Défavoriser une personne en raison de son âge, […] est interdit par la loi et les conventions internationales auxquelles adhère la France. Cela étant, le droit français a du mal à s’approprier la notion de « discrimination », notamment lorsque celle-ci est liée à l’âge. A cet égard, Gérard Lyon-Caen, un des plus prestigieux spécialistes français du droit du travail, écrivait : « Alors que la discrimination fondée sur le sexe est, depuis un demi-siècle, pourchassée par une norme juridique prohibitive, vigoureusement appliquée par les juges, et généralement acceptée – au point que cette discrimination est sous nos yeux en voie de disparition – celle s’inspirant de l’âge, quoique légalement proscrite par le code du travail, reste monnaie courante parce que sans doute acceptée, voire désirée par l’opinion commune ».

En outre, comme le préconisent Henri Madras et Louis Dirn, « pour la gestion de notre société, il faut arrêter de considérer le troisième âge comme un poids qui en freine l’essor ». Contrairement à ce que pensent certains gouvernants, ce n’est pas en créant un conflit de générations que la France va sortir de son climat délétère. D’ailleurs, pour le sociologue Serge Guérin et le philosophe Pierre-Henri Tavoillot, « la guerre des générations n’aura pas lieu ». Dans l’ouvrage qu’ils ont coécrit, ils montrent qu’au contraire le lien intergénérationnel se renforce. Ils plaident pour des politiques intergénérationnelles : « Dans un univers désenchanté, le salut de l’individu hyper-moderne réside dans la qualité du lien aux autres ».

6. Glossaire

Agisme : Comportement discriminatoire lié à l’âge et non justifié.

Contrôle de constitutionnalité : Contrôle du respect de la Constitution, ainsi que de l’ensemble des principes du « bloc de constitutionalité ».

Discrimination positive : Principe visant à instituer des inégalités pour promouvoir l’égalité, en accordant à certains un traitement préférentiel (Source : Baptiste Villenave : « La discrimination positive : une présentation »).

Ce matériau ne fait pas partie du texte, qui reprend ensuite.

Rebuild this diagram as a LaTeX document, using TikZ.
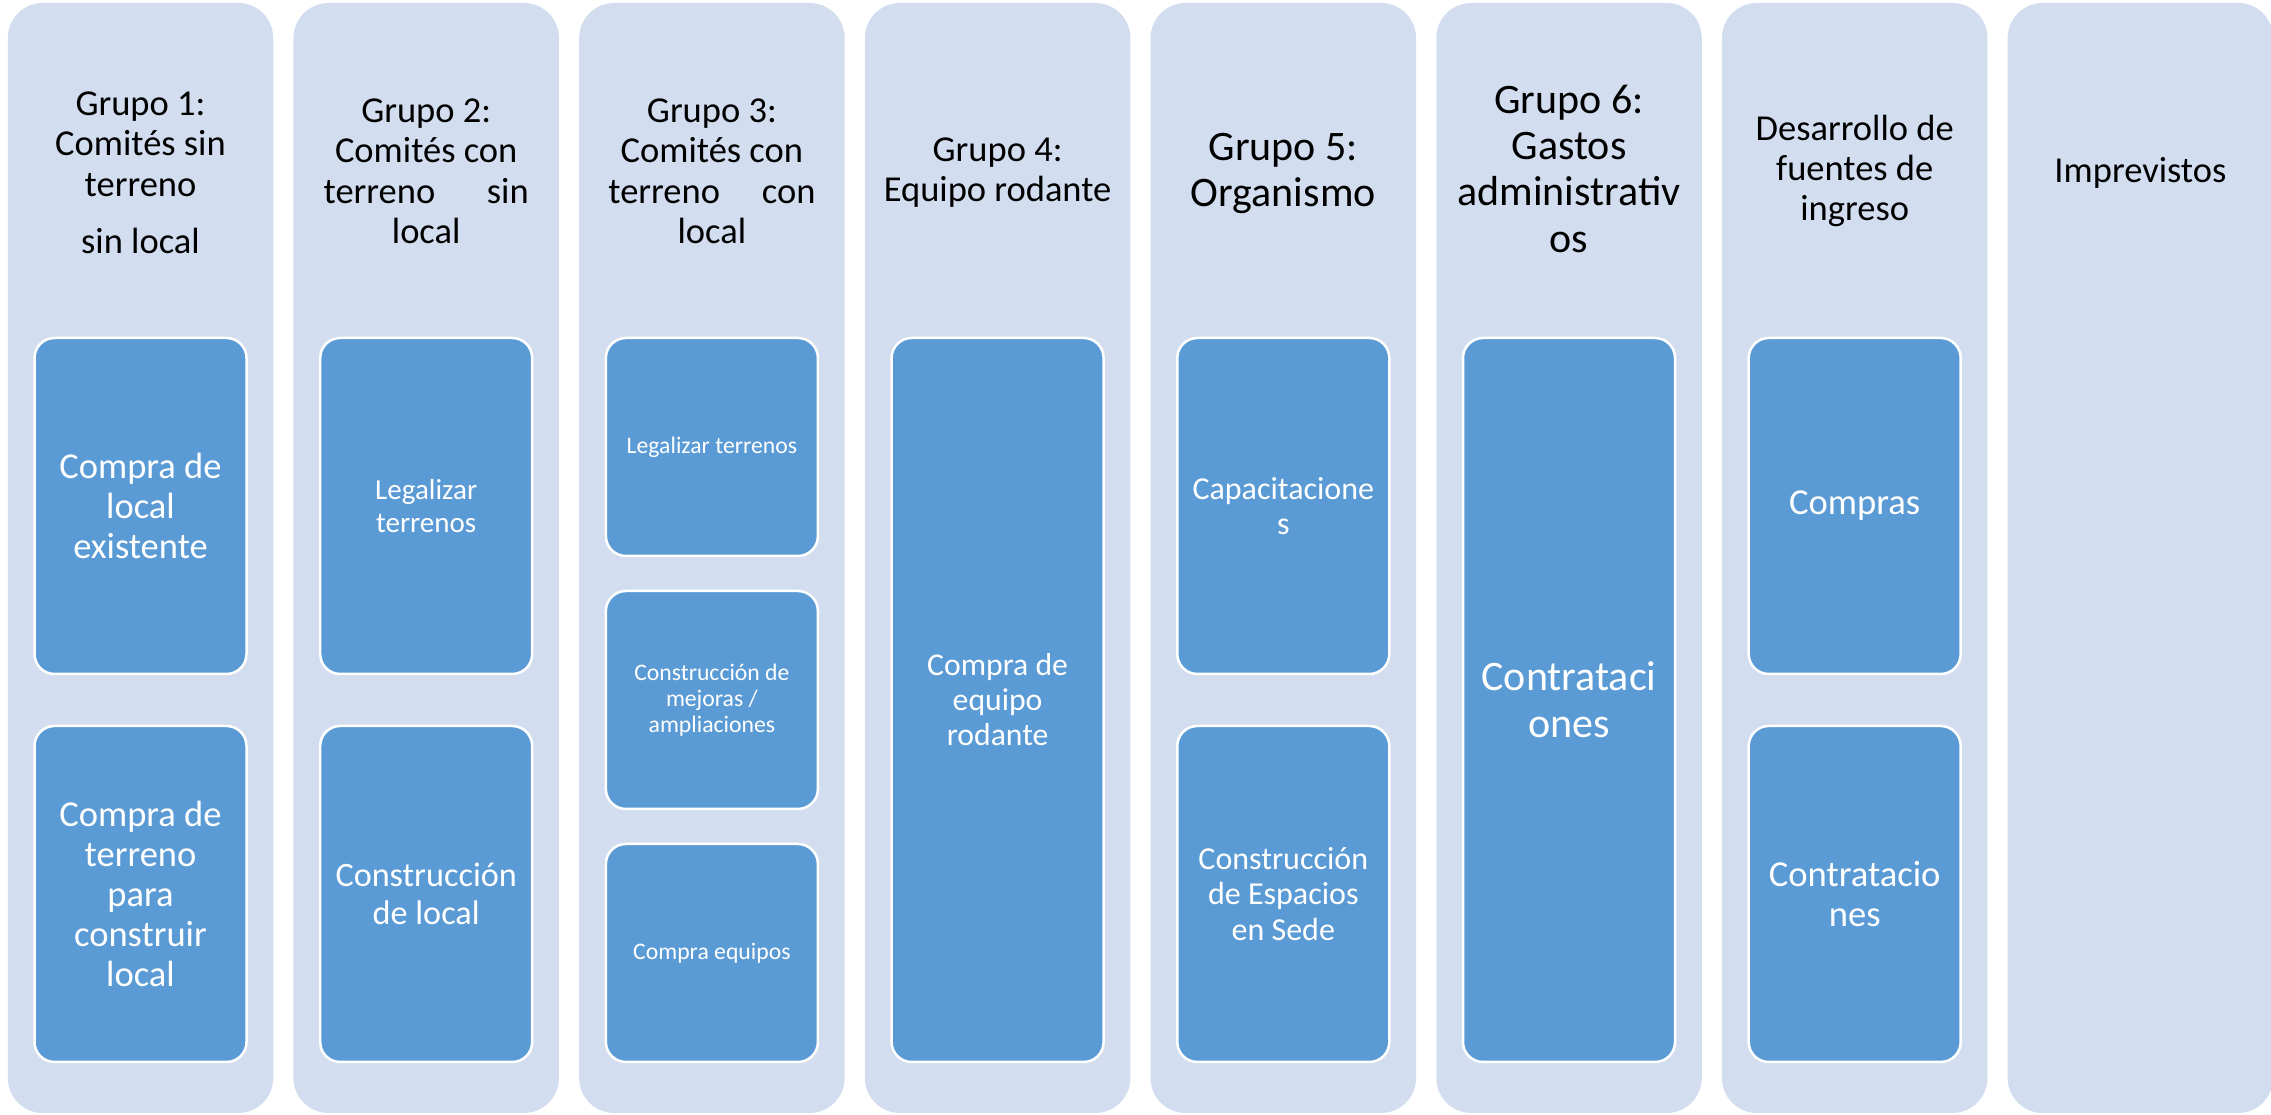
\documentclass[tikz,border=0pt]{standalone}
\usepackage{fontspec}
\setmainfont{Carlito}
\usepackage{xcolor}
\usepackage{tikz}
\usetikzlibrary{shapes,positioning}
\definecolor{laneblue}{HTML}{D2DEEF}
\definecolor{taskblue}{HTML}{5B9BD5}
\newcommand{\headfont}{\fontsize{36.5}{40.2}\selectfont}
\newcommand{\bigheadfont}{\fontsize{42}{46.3}\selectfont}
\tikzstyle{lane} = [rectangle, fill=laneblue, rounded corners=35pt,
    minimum width=265.5pt, minimum height=1110pt, inner sep=0pt, outer sep=0pt]
\tikzstyle{task} = [rectangle, draw=white, line width=2.5pt, fill=taskblue,
    rounded corners=20pt, minimum width=212pt, text=white, align=center,
    inner sep=0pt, outer sep=0pt]
\tikzstyle{head} = [align=center, inner sep=0pt, outer sep=0pt, text=black]
\tikzset{
    every node/.style={font=\headfont}
}

\begin{document}
\begin{tikzpicture}[x=1pt,y=1pt]
            \useasboundingbox (0,0) rectangle (2271,1115);
            % Lanes
            \node [lane] (g1) at (140.5,557) {};
            \node [lane] (g2) [right=20.2pt of g1] {};
            \node [lane] (g3) [right=20.2pt of g2] {};
            \node [lane] (g4) [right=20.2pt of g3] {};
            \node [lane] (g5) [right=20.2pt of g4] {};
            \node [lane] (g6) [right=20.2pt of g5] {};
            \node [lane] (g7) [right=20.2pt of g6] {};
            \node [lane] (g8) [right=20.2pt of g7] {};

            % Headings
            \node [head] (h1) [below=89pt of g1.north] {Grupo 1:\\Comités sin\\terreno\\[17pt]sin local};
            \node [head] (h2) [below=96pt of g2.north] {Grupo 2:\\Comités con\\\makebox[205pt]{terreno\hfill sin}\\local};
            \node [head] (h3) [below=96pt of g3.north] {Grupo 3:\\Comités con\\\makebox[207pt]{terreno\hfill con}\\local};
            \node [head] (h4) [below=135pt of g4.north] {Grupo 4:\\Equipo rodante};
            \node [head, font=\bigheadfont] (h5) [below=130pt of g5.north] {Grupo 5:\\Organismo};
            \node [head, font=\bigheadfont] (h6) [below=82pt of g6.north] {Grupo 6:\\Gastos\\administrativ\\os};
            \node [head] (h7) [below=112pt of g7.north] {Desarrollo de\\fuentes de\\ingreso};
            \node [head] (h8) [below=154pt of g8.north] {Imprevistos};

            % Grupo 1
            \node [task, minimum height=336pt] (g1a) [below=335pt of g1.north] {Compra de\\local\\existente};
            \node [task, minimum height=336pt] (g1b) [below=52pt of g1a] {Compra de\\terreno\\para\\construir\\local};

            % Grupo 2
            \node [task, minimum height=336pt, font=\fontsize{29}{32.4}\selectfont] (g2a) [below=335pt of g2.north] {Legalizar\\terrenos};
            \node [task, minimum height=336pt, font=\fontsize{34.2}{37.6}\selectfont] (g2b) [below=52pt of g2a] {Construcción\\de local};

            % Grupo 3
            \node [task, minimum height=218pt, font=\fontsize{23.7}{26.1}\selectfont] (g3a) [below=335pt of g3.north] {Legalizar terrenos};
            \node [task, minimum height=218pt, font=\fontsize{23.7}{26.1}\selectfont] (g3b) [below=35pt of g3a] {Construcción de\\mejoras /\\ampliaciones};
            \node [task, minimum height=218pt, font=\fontsize{23.7}{26.1}\selectfont] (g3c) [below=35pt of g3b] {Compra equipos};

            % Grupo 4
            \node [task, minimum height=724pt, font=\fontsize{31.7}{34.9}\selectfont] (g4a) [below=335pt of g4.north] {Compra de\\equipo\\rodante};

            % Grupo 5
            \node [task, minimum height=336pt, font=\fontsize{32}{35.2}\selectfont] (g5a) [below=335pt of g5.north] {Capacitacione\\s};
            \node [task, minimum height=336pt, font=\fontsize{32}{35.2}\selectfont] (g5b) [below=52pt of g5a] {Construcción\\de Espacios\\en Sede};

            % Grupo 6
            \node [task, minimum height=724pt, font=\fontsize{42}{47.4}\selectfont] (g6a) [below=335pt of g6.north] {Contrataci\\ones};

            % Fuentes de ingreso
            \node [task, minimum height=336pt, font=\fontsize{36.6}{40.3}\selectfont] (g7a) [below=335pt of g7.north] {Compras};
            \node [task, minimum height=336pt, font=\fontsize{36.6}{40.3}\selectfont] (g7b) [below=52pt of g7a] {Contratacio\\nes};
        \end{tikzpicture}
\end{document}
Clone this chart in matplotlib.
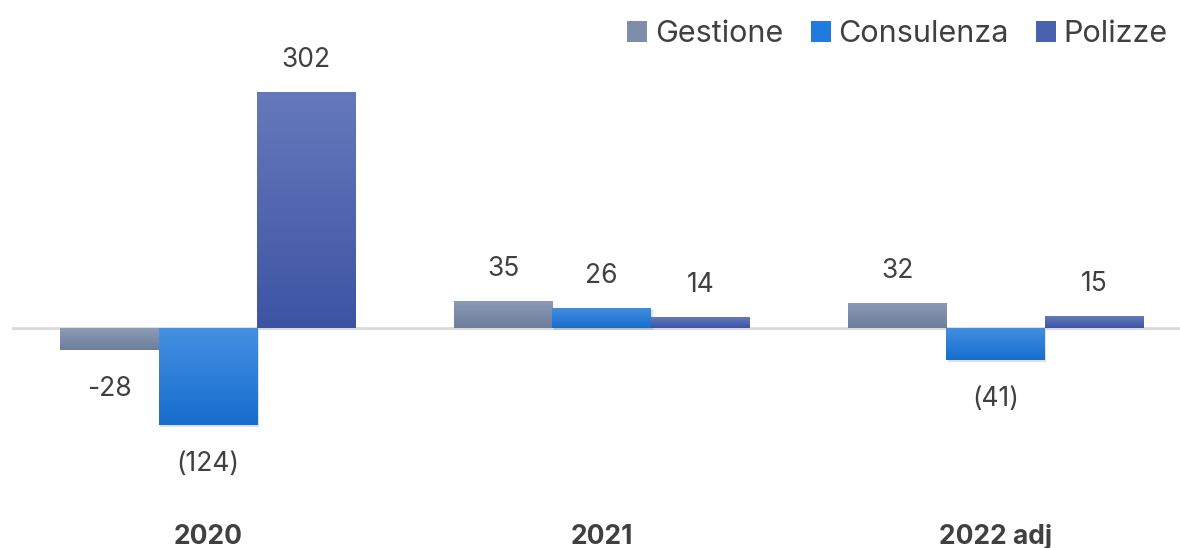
import matplotlib
matplotlib.use("Agg")
import matplotlib.pyplot as plt
from matplotlib.patches import Patch
from matplotlib.colors import LinearSegmentedColormap
import numpy as np

categories = ["2020", "2021", "2022 adj"]
series_names = ["Gestione", "Consulenza", "Polizze"]
gestione = [-28, 35, 32]
consulenza = [-124, 26, -41]
polizze = [302, 14, 15]
label_text = [["-28", "35", "32"], ["(124)", "26", "(41)"], ["302", "14", "15"]]

colors = ["#7d8daa", "#1f7be0", "#4a62ad"]
grad = [("#8c9cb6", "#6d7d9b"), ("#4490e2", "#176dcd"), ("#6679bc", "#3c54a3")]
text_color = "#404040"

plt.rcParams['font.family'] = ['Inter', 'DejaVu Sans']

fig = plt.figure(figsize=(11.8, 5.48), dpi=100)
ax = fig.add_axes([12/1180, 48/548, 1168/1180, 460/548])

x = np.arange(len(categories))
w = 0.25
data = [gestione, consulenza, polizze]
g = np.linspace(0, 1, 256).reshape(-1, 1)
for i, (vals, col) in enumerate(zip(data, colors)):
    xs = x + (i - 1) * w
    bars = ax.bar(xs, vals, width=w, color="none", edgecolor="none", zorder=3)
    cmap = LinearSegmentedColormap.from_list("c%d" % i, [grad[i][0], grad[i][1]])
    for b in bars:
        bx, by = b.get_x(), b.get_y()
        bw, bh = b.get_width(), b.get_height()
        y0, y1 = min(by, by + bh), max(by, by + bh)
        if i == 1:
            ax.bar(bx + bw / 2 + 0.004, y1 - y0, bottom=y0 - 3, width=bw,
                   color="#000000", alpha=0.12, edgecolor="none", zorder=2.5)
        im = ax.imshow(g, cmap=cmap, extent=[bx, bx + bw, y0, y1],
                       aspect="auto", origin="upper", zorder=3, interpolation="bilinear")
        im.set_clip_path(b)
    for xi, v, t in zip(xs, vals, label_text[i]):
        if v >= 0:
            ax.annotate(t, (xi, v), xytext=(0, 23), textcoords="offset points",
                        ha="center", va="center", fontsize=19, color=text_color)
        else:
            ax.annotate(t, (xi, v), xytext=(0, -28), textcoords="offset points",
                        ha="center", va="center", fontsize=19, color=text_color)

ax.axhline(0, color="#d9d9d9", lw=2, zorder=2)
ax.set_xlim(-0.497, 2.468)
ax.set_ylim(-220, 368.7)
ax.set_yticks([])
ax.set_xticks(x)
ax.set_xticklabels(categories, fontsize=19, fontweight="bold", color=text_color)
ax.tick_params(axis="x", length=0, pad=17)
for s in ax.spines.values():
    s.set_visible(False)

handles = [Patch(facecolor=c, edgecolor="none") for c in colors]
fig.legend(handles, series_names, loc="upper right", bbox_to_anchor=(1.013, 1.013),
           ncol=3, frameon=False, fontsize=22, labelcolor=text_color,
           handlelength=0.65, handleheight=0.65, handletextpad=0.25, columnspacing=0.9)

fig.savefig("out.png", dpi=100)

Économie des seniors : Ensemble d'activités économiques et industrielles destinées aux seniors.
Note L’économie des seniors a été créée en France en 2013 par la signature d'un contrat de filière "Économie des seniors" par le ministère de l'économie et celui chargé des personnes âgées "afin de créer un écosystème national et régional destiné à soutenir le développement du secteur, de faire émerger un grand marché en France et aussi d'exporter ce savoir-faire".

Question prioritaire de constitutionalité (QPC) : Possibilité pour un justifiable de contester la constitutionnalité d’une loi déjà entrée en vigueur à l’occasion d’un procès.